- Born: 1981 or 1982 (age 44–45) Salem, Oregon, U.S.
- Education: University of Oregon
- Political party: Republican

= Jill Hazelbaker =

Communications executive and political campaign spokesperson

Jill Hazelbaker (born 1981) is a communications executive, political campaign spokesperson and campaign staff member primarily for candidates of the Republican Party in the United States. She was the national communications director for John McCain's presidential campaign. She has since worked for Google and is currently Chief Marketing Officer and Senior Vice President, Communications & Public Policy at Uber. Fortune magazine included her in their 2020 '40 Under 40' listing under the technology category.

== Early life and education ==

A native of Salem, Oregon, Hazelbaker attended the University of Oregon, studying Political Science while she worked for the school newspaper, Oregon Daily Emerald. While a student, Hazelbaker had a congressional internship in Washington, D.C. for Rep. Greg Walden, an Oregon Republican.

== Political campaign work ==
In 2002, she worked on Sen. Gordon Smith's 2002 re-election campaign. In 2004, she worked to help Republican Jim Zupancic in his campaign against U.S. Rep. Darlene Hooley, which led to a short stint at the New York-based consulting firm Mercury Consulting.

Hazelbaker served as a campaign spokeswoman for the 2006 US Senate campaign of Republican Thomas Kean Jr.
 New Jersey graduate student Juan Melli, founder of a weblog and online forum called Blue Jersey, noticed that between July and September one IP address had registered four different accounts, each one claiming to be a Democrat but posting multiple anti-Menendez comments using pseudonyms like usedtobeblue and cleanupnj. The same IP address was also used for multiple Wikipedia edits attacking Menendez. This IP address had also been used to send emails signed by Hazelbaker. Hazelbaker and Kean both denied that she had played any role in astroturfing, although neither denied that the activity originated from a Kean campaign computer.

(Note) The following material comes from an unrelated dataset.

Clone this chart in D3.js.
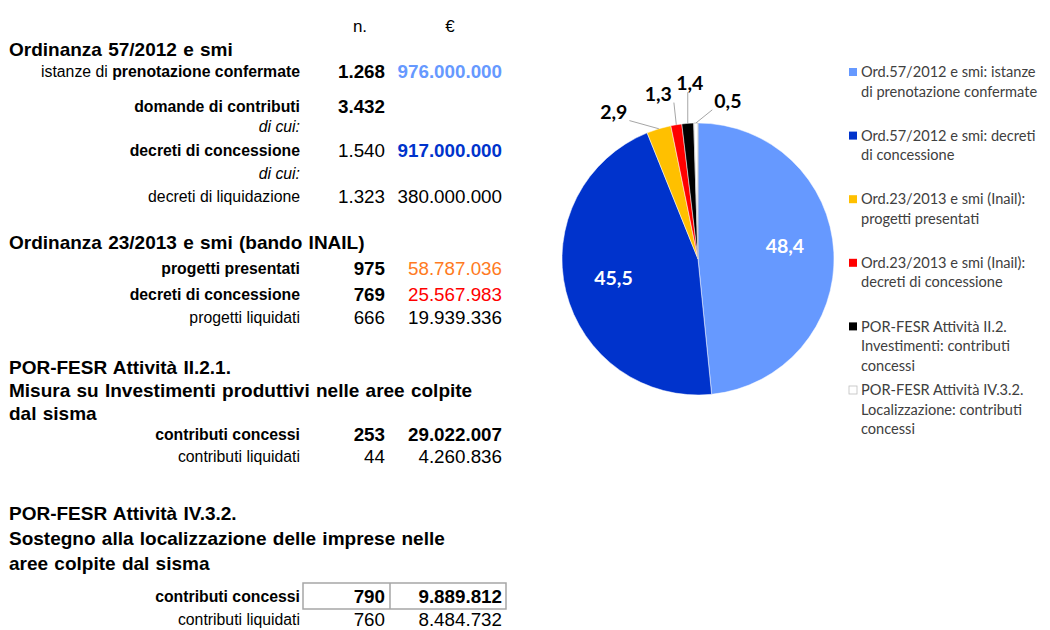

The Kean campaign also drew scrutiny over its relationship with opposition researcher Christopher Lyon.

On December 21, 2006, Hazelbaker was hired to serve as New Hampshire communications director on the staff of John McCain, who became the Republican candidate for president in the 2008 election. Following a shakeup on the McCain campaign in the summer of 2007, most of McCain's media team resigned. Hazelbaker was then promoted to national communications director.

In 2009 she worked for Michael Bloomberg's campaign for reelection as Mayor of New York. On the Bloomberg team, Hazelbaker was working under Howard Wolfson, the former communications director for Hillary Clinton's presidential campaign.

In 2020, she endorsed Joe Biden for president.

== Business career ==
After working for Bloomberg, Hazelbaker went to work for Google, where she spent four years and her positions included Senior Director of Public Relations and Internal Communications across EMEA, head of government relations in the EU, and finally head of corporate communications. In a study of executive career paths published in March 2014, she was singled out as the youngest executive studied and for having advanced extremely rapidly due to the nature of political campaigns. From October 2014 to October 2015, she was head of communications for Snapchat. In October 2015 she joined Uber as Senior Vice President of Global Policy and Communications and is currently Chief Marketing Officer and Senior Vice President, Communications & Public Policy.